Here is the problem.
You can get a nice base computer within your budget, but probably nothing with a decent graphics card for gaming. All off-the-shelf low-cost computers come either with integrated graphics or very low-end graphics cards. Anything with a good gaming card will have the price inflated way up... major brand computer manufacturers like Dell, HP, Sony, Acer etc have ZERO incentive to hurt the sales of their high-end systems by offering low-cost computers with good enough graphics cards for gaming.
So you'll need to add a graphics card yourself, and unfortunately the only place to get decent prices for those is online.
For example, you could pick up this in person, it's much better than the Acer from Fry's:
http://www.bestbuy.com/site/Dell+-+Inspiron+Desktop+/+Intel%26%23174%3B+Core%26%23153%3B+i3+Processor+/+4GB+Memory/3152118.p?id=1218380502937&skuId=3152118&st=dell%20core%20i3%20desktop&cp=1&lp=5
This is another option:
http://www.bestbuy.com/site/Gateway+-+Desktop+/+Intel%26%23174%3B+Core%26%23153%3B+i3+Processor+/+6GB+Memory+/+1TB+Hard+Drive/3152445.p?id=1218380507379&skuId=3152445&st=gateway%20core%20i3%20desktop&cp=1&lp=1
The Core i3 2100 matches or beats most of AMD's quad-cores and 6-cores in gaming performance, it's a great budget CPU. But the system needs a graphics card- and Best Buy's prices on those are absurdly high.

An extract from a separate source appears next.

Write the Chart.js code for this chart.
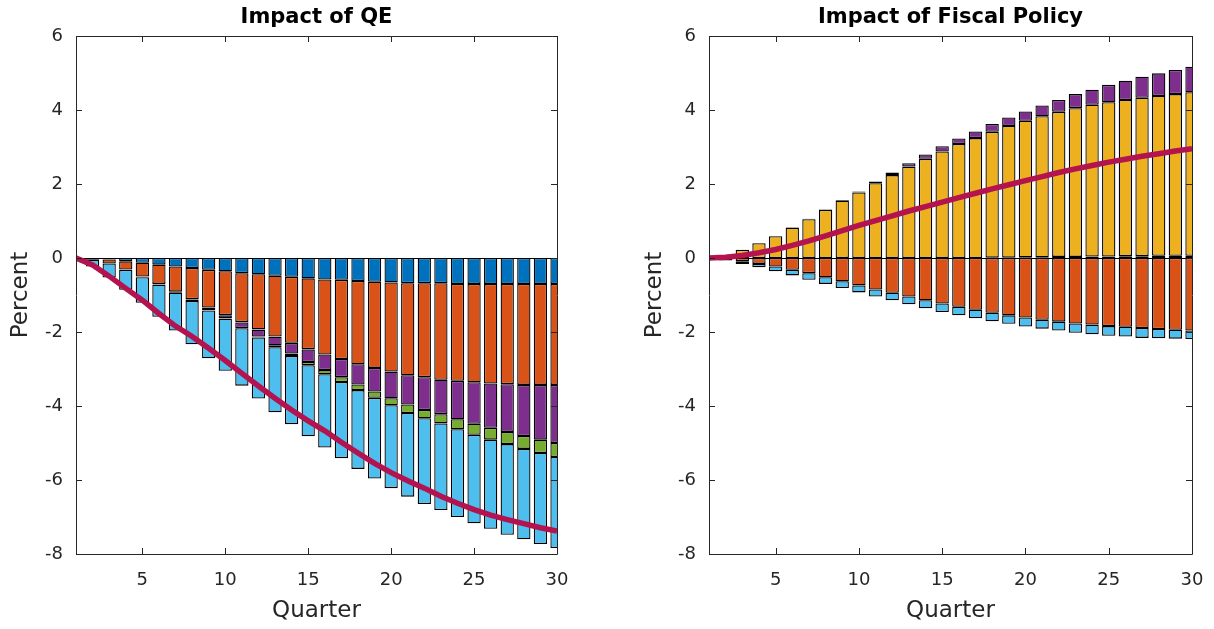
<!DOCTYPE html>
<html>
<head>
<meta charset="utf-8">
<title>Impact of QE and Fiscal Policy</title>
<script src="https://cdn.jsdelivr.net/npm/chart.js@4.4.1/dist/chart.umd.min.js"></script>
<style>
  html, body { margin: 0; padding: 0; background: #fff; }
  .panel { position: absolute; top: 0; width: 607px; height: 629px; }
  #qe-panel { left: 0; }
  #fiscal-panel { left: 607px; }
</style>
</head>
<body>
<div class="panel" id="qe-panel"><canvas id="qeChart"></canvas></div>
<div class="panel" id="fiscal-panel"><canvas id="fiscalChart"></canvas></div>
<script>
const quarters = [1, 2, 3, 4, 5, 6, 7, 8, 9, 10, 11, 12, 13, 14, 15, 16, 17, 18, 19, 20, 21, 22, 23, 24, 25, 26, 27, 28, 29, 30];
const xTicks = [5, 10, 15, 20, 25, 30];
const yTicks = [-8, -6, -4, -2, 0, 2, 4, 6];

// MATLAB default colour order
const seriesColors = ['#0072BD', '#D95319', '#EDB120', '#7E2F8E', '#77AC30', '#4DBEEE'];
const lineColor = '#B3134F';
const axisColor = '#262626';

// --- Impact of QE ---
const qeBlue = [0, -0.02, -0.04, -0.09, -0.13, -0.18, -0.23, -0.27, -0.32, -0.36, -0.41, -0.44, -0.48, -0.51, -0.55, -0.58, -0.59, -0.62, -0.64, -0.66, -0.68, -0.68, -0.68, -0.70, -0.70, -0.70, -0.70, -0.70, -0.70, -0.70];
const qeOrange = [0, -0.03, -0.11, -0.22, -0.37, -0.52, -0.68, -0.84, -1.02, -1.18, -1.32, -1.49, -1.64, -1.78, -1.91, -2.03, -2.14, -2.25, -2.33, -2.41, -2.49, -2.54, -2.61, -2.62, -2.66, -2.69, -2.71, -2.73, -2.73, -2.73];
const qeYellow = [0, 0, 0, -0.01, -0.01, -0.01, -0.01, -0.01, -0.01, -0.01, -0.01, -0.01, -0.01, -0.01, -0.01, 0, 0, 0, 0, 0, 0, 0, 0, 0, 0, 0, 0, 0, 0, 0];
const qePurple = [0, 0, 0, 0, -0.01, -0.01, -0.02, -0.04, -0.06, -0.08, -0.15, -0.18, -0.23, -0.28, -0.34, -0.42, -0.49, -0.55, -0.64, -0.72, -0.79, -0.89, -0.93, -1.04, -1.12, -1.20, -1.29, -1.38, -1.48, -1.57];
const qeGreen = [0, 0, 0, 0, 0, 0, 0, 0, -0.01, -0.01, -0.01, -0.03, -0.05, -0.07, -0.09, -0.11, -0.13, -0.15, -0.17, -0.19, -0.23, -0.22, -0.25, -0.27, -0.30, -0.32, -0.33, -0.35, -0.36, -0.38];
const qeLightBlue = [-0.02, -0.18, -0.38, -0.54, -0.69, -0.87, -1.02, -1.17, -1.29, -1.41, -1.55, -1.65, -1.76, -1.84, -1.92, -1.98, -2.06, -2.13, -2.18, -2.24, -2.26, -2.32, -2.34, -2.37, -2.39, -2.41, -2.45, -2.44, -2.46, -2.46];
const qeTotal = [0, -0.19, -0.49, -0.82, -1.14, -1.50, -1.84, -2.12, -2.44, -2.77, -3.12, -3.46, -3.79, -4.11, -4.40, -4.67, -4.98, -5.27, -5.55, -5.80, -6.02, -6.22, -6.44, -6.63, -6.80, -6.95, -7.07, -7.18, -7.29, -7.38];

// --- Impact of Fiscal Policy ---
const fpBlue = [0, 0, 0, 0, 0, 0, 0, 0, 0, 0, 0, 0, 0, 0, 0, 0, 0, 0.01, 0.01, 0.02, 0.02, 0.03, 0.03, 0.04, 0.04, 0.05, 0.05, 0.06, 0.06, 0.06];
const fpOrange = [-0.01, -0.03, -0.09, -0.16, -0.23, -0.32, -0.41, -0.52, -0.63, -0.74, -0.85, -0.94, -1.04, -1.14, -1.23, -1.32, -1.40, -1.48, -1.55, -1.61, -1.67, -1.72, -1.77, -1.80, -1.84, -1.86, -1.89, -1.92, -1.94, -1.96];
const fpYellow = [0, 0.03, 0.22, 0.40, 0.59, 0.82, 1.05, 1.30, 1.55, 1.77, 2.02, 2.24, 2.47, 2.68, 2.88, 3.08, 3.24, 3.40, 3.56, 3.69, 3.81, 3.92, 4.02, 4.10, 4.17, 4.22, 4.28, 4.32, 4.37, 4.42];
const fpPurple = [0, 0, 0, 0, 0, 0.01, 0.01, 0.01, 0.02, 0.03, 0.05, 0.07, 0.09, 0.12, 0.14, 0.15, 0.18, 0.21, 0.23, 0.25, 0.29, 0.32, 0.38, 0.41, 0.47, 0.52, 0.57, 0.61, 0.65, 0.69];
const fpGreen = [0, 0, 0, 0, 0, 0, 0, 0, 0, 0, 0, 0, 0, 0, 0, 0, 0, 0, 0, 0, 0, 0, 0, 0, 0, 0, 0, 0, 0, 0];
const fpLightBlue = [-0.01, -0.04, -0.07, -0.09, -0.13, -0.15, -0.18, -0.18, -0.18, -0.19, -0.19, -0.20, -0.21, -0.22, -0.23, -0.23, -0.23, -0.23, -0.23, -0.24, -0.24, -0.24, -0.25, -0.26, -0.26, -0.26, -0.27, -0.25, -0.24, -0.23];
const fpTotal = [0, 0.02, 0.07, 0.14, 0.23, 0.34, 0.46, 0.60, 0.74, 0.88, 1.01, 1.14, 1.27, 1.39, 1.51, 1.63, 1.75, 1.87, 1.98, 2.09, 2.20, 2.31, 2.41, 2.50, 2.59, 2.67, 2.75, 2.82, 2.89, 2.95];

Chart.defaults.font.family = '"DejaVu Sans", sans-serif';
Chart.defaults.color = axisColor;

// box round the axes, inward ticks on all four sides, bar baseline at 0
const axisFrame = {
    id: 'axisFrame',
    beforeDatasetsDraw(chart) {
        const { ctx, chartArea: a, scales: { y } } = chart;
        const y0 = Math.round(y.getPixelForValue(0)) + 0.5;
        ctx.save();
        ctx.strokeStyle = '#000';
        ctx.lineWidth = 1;
        ctx.beginPath();
        ctx.moveTo(a.left, y0);
        ctx.lineTo(a.right, y0);
        ctx.stroke();
        ctx.restore();
    },
    afterDraw(chart) {
        const { ctx, chartArea: a, scales: { x, y } } = chart;
        const len = 6;
        ctx.save();
        ctx.strokeStyle = axisColor;
        ctx.lineWidth = 1;
        ctx.beginPath();
        ctx.rect(Math.round(a.left) + 0.5, Math.round(a.top) + 0.5, Math.round(a.right - a.left), Math.round(a.bottom - a.top));
        xTicks.forEach(v => {
            const px = Math.round(x.getPixelForValue(v)) + 0.5;
            ctx.moveTo(px, a.bottom);
            ctx.lineTo(px, a.bottom - len);
            ctx.moveTo(px, a.top);
            ctx.lineTo(px, a.top + len);
        });
        yTicks.forEach(v => {
            const py = Math.round(y.getPixelForValue(v)) + 0.5;
            ctx.moveTo(a.left, py);
            ctx.lineTo(a.left + len, py);
            ctx.moveTo(a.right, py);
            ctx.lineTo(a.right - len, py);
        });
        ctx.stroke();
        ctx.restore();
    }
};

function makePanel(canvasId, title, parts, total, plotLeft, padRight, yTitlePad) {
    const datasets = parts.map((values, i) => ({
        type: 'bar',
        data: values,
        backgroundColor: seriesColors[i],
        borderColor: '#000',
        borderWidth: 1.3,
        borderSkipped: false,
        barPercentage: 0.8,
        categoryPercentage: 1,
        clip: 0,
        order: 1
    }));
    datasets.push({
        type: 'line',
        data: total,
        borderColor: lineColor,
        borderWidth: 5.5,
        pointRadius: 0,
        fill: false,
        stack: 'total',
        clip: 0,
        order: 0
    });

    return new Chart(document.getElementById(canvasId), {
        type: 'bar',
        data: { labels: quarters, datasets },
        options: {
            responsive: true,
            maintainAspectRatio: false,
            animation: false,
            layout: { padding: { left: 0, right: padRight, top: 0, bottom: 0 } },
            plugins: {
                legend: { display: false },
                tooltip: { enabled: false },
                title: {
                    display: true,
                    text: title,
                    fullSize: false,
                    color: '#000',
                    font: { size: 21, weight: 'bold' },
                    padding: { top: 5.4, bottom: 5.4 }
                }
            },
            scales: {
                x: {
                    type: 'linear',
                    stacked: true,
                    offset: false,
                    min: 1,
                    max: 30,
                    grid: { display: false, drawTicks: false },
                    border: { display: false },
                    afterBuildTicks: s => { s.ticks = xTicks.map(v => ({ value: v })); },
                    afterFit: s => {
                        s.height = 75;
                        s.paddingLeft = 0;
                        s.paddingRight = 0;
                    },
                    ticks: { font: { size: 18 }, padding: 16, maxRotation: 0 },
                    title: { display: true, text: 'Quarter', font: { size: 23 }, padding: { top: 0, bottom: 4 } }
                },
                y: {
                    stacked: true,
                    min: -8,
                    max: 6,
                    grid: { display: false, drawTicks: false },
                    border: { display: false },
                    afterBuildTicks: s => { s.ticks = yTicks.map(v => ({ value: v })); },
                    afterFit: s => { s.width = plotLeft; },
                    ticks: { font: { size: 18 }, padding: 13 },
                    title: { display: true, text: 'Percent', font: { size: 23 }, padding: { top: yTitlePad, bottom: 0 } }
                }
            }
        },
        plugins: [axisFrame]
    });
}

makePanel('qeChart', 'Impact of QE',
    [qeBlue, qeOrange, qeYellow, qePurple, qeGreen, qeLightBlue], qeTotal, 76, 50, 7);
makePanel('fiscalChart', 'Impact of Fiscal Policy',
    [fpBlue, fpOrange, fpYellow, fpPurple, fpGreen, fpLightBlue], fpTotal, 102, 22, 34);
</script>
</body>
</html>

Then order any of these online:
http://www.newegg.com/Product/Product.aspx?Item=N82E16814131342
http://www.newegg.com/Product/Product.aspx?Item=N82E16814102934
http://www.newegg.com/Product/Product.aspx?Item=N82E16814150577
And you'd be fine for WoW on medium settings. All of those cards run fine on the factory 300W power supply (but anything higher-end would require replacing the factory psu)

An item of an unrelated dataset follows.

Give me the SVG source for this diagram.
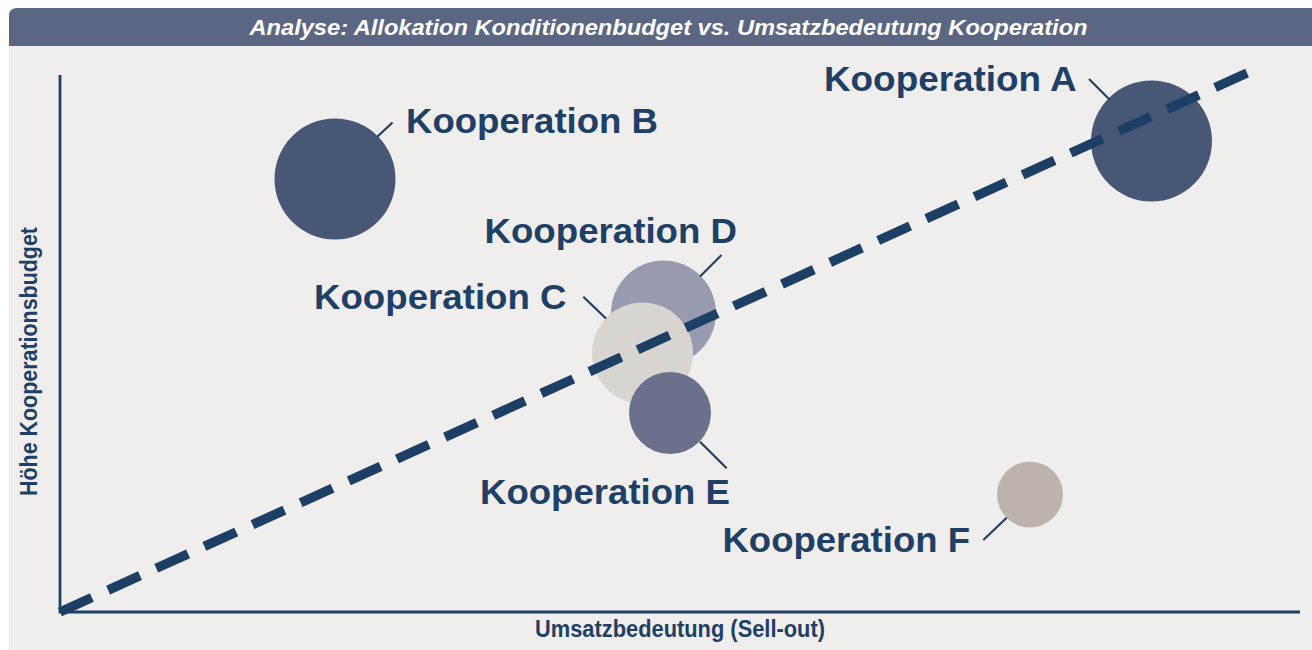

Even with rush shipping, you'll do much better than Best Buy's prices on graphics cards- they charge $99 for $50 cards and $120 for $75 cards, stuff like that. Just turn away from that aisle, maximum warp.

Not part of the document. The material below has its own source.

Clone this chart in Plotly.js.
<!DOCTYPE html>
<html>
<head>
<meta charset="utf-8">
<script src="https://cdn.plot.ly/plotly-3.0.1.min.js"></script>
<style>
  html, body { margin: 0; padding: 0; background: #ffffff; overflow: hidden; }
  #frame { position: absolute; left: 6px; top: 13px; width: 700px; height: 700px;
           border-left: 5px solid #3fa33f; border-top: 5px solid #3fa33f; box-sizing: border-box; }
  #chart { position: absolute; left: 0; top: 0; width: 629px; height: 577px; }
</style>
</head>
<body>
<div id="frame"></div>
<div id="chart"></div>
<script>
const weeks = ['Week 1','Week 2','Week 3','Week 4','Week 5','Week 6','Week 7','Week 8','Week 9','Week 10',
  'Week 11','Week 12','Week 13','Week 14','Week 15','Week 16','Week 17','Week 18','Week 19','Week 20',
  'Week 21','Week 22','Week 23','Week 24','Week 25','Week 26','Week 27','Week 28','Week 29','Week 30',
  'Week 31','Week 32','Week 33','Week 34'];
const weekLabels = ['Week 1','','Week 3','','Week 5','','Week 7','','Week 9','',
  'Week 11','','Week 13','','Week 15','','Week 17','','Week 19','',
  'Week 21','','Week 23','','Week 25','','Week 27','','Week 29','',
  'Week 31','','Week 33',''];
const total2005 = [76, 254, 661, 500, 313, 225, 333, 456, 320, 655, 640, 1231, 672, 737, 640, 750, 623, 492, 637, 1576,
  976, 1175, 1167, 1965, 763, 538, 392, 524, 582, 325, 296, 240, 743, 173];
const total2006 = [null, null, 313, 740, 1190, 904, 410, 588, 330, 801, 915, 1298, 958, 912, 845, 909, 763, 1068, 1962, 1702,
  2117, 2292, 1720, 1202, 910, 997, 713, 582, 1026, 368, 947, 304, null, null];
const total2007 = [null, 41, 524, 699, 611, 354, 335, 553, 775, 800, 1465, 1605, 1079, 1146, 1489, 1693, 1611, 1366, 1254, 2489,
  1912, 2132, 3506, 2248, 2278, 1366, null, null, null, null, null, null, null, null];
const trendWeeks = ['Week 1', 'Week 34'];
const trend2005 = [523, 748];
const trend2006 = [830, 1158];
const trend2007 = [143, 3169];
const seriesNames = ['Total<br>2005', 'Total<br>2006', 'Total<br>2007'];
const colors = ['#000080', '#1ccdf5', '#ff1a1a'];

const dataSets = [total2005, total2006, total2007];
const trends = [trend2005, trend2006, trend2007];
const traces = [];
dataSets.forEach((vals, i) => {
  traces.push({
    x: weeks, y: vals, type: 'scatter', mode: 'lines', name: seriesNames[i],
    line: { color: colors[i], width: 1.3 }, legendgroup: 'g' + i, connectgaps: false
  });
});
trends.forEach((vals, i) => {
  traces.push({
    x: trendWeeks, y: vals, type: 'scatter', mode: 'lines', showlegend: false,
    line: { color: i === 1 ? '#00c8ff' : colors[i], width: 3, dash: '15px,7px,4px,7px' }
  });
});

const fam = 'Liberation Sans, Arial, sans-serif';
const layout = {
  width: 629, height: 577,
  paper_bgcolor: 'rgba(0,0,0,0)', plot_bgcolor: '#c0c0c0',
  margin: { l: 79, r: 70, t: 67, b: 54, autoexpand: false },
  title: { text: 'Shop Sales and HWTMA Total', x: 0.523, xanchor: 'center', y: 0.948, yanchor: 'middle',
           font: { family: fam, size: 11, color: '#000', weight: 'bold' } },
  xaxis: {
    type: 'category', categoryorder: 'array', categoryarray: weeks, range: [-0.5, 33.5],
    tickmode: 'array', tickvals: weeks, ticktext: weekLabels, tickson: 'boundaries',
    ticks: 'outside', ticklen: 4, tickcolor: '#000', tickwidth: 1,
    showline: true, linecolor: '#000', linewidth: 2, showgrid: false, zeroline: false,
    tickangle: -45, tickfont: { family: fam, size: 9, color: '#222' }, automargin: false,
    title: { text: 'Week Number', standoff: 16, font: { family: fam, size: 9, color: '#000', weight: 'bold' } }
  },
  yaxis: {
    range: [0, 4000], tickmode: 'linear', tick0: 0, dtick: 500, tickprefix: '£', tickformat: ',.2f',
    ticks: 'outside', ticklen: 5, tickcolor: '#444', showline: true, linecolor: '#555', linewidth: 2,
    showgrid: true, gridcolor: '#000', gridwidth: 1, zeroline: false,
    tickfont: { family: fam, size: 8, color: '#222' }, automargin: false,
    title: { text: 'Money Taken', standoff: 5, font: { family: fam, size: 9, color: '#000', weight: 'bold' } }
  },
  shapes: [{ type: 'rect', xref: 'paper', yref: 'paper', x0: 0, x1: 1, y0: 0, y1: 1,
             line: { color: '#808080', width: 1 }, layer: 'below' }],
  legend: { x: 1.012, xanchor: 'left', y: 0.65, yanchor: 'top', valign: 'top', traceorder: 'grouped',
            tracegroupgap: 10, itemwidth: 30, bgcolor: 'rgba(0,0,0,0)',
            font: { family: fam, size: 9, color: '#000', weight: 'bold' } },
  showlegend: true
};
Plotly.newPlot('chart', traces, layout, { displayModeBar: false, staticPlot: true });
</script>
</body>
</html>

Here are results for Crysis 2 (much more demanding than WoW) on high settings:
http://www.tomshardware.com/reviews/radeon-hd-6570-radeon-hd-6670-turks,2925-5.html
Here's WoW on ULTRA- which cards in this price range can't hack except at really low resolutions. At high you'd see much better results and at medium, even moreso. The 6570 is just slightly slower than the 5670:
http://www.techpowerup.com/reviews/Zotac/GeForce_GT_520/18.html
For reference, that Acer's Radeon HD 4250 is below the bottom card on this chart:
http://www.techspot.com/review/245-ati-radeon-hd-5570/page6.html
If you absolutely insist upon buying a graphics card in-store, Fry's has a GT 440 (fast GDDR5 model) for $90 out the door, down to $70 after rebate. Not a great deal since it performs identically to the cheaper Radeon HD 6570, but at least you could eliminate shipping delay.
http://www.frys.com/product/6553053
If you don't mind driving, there's a Best Buy directly across the street from the El Segundo Fry's. You could hit both places, provided the stores have the items in stock.
By the way, I recommend the Dell over the Acer because Dell's factory psu is 300 watts... Gateway's isn't listed- it might be 300W but might only be 250W, which couldn't support anything above a Radeon HD 6450 or GeForce GT 520.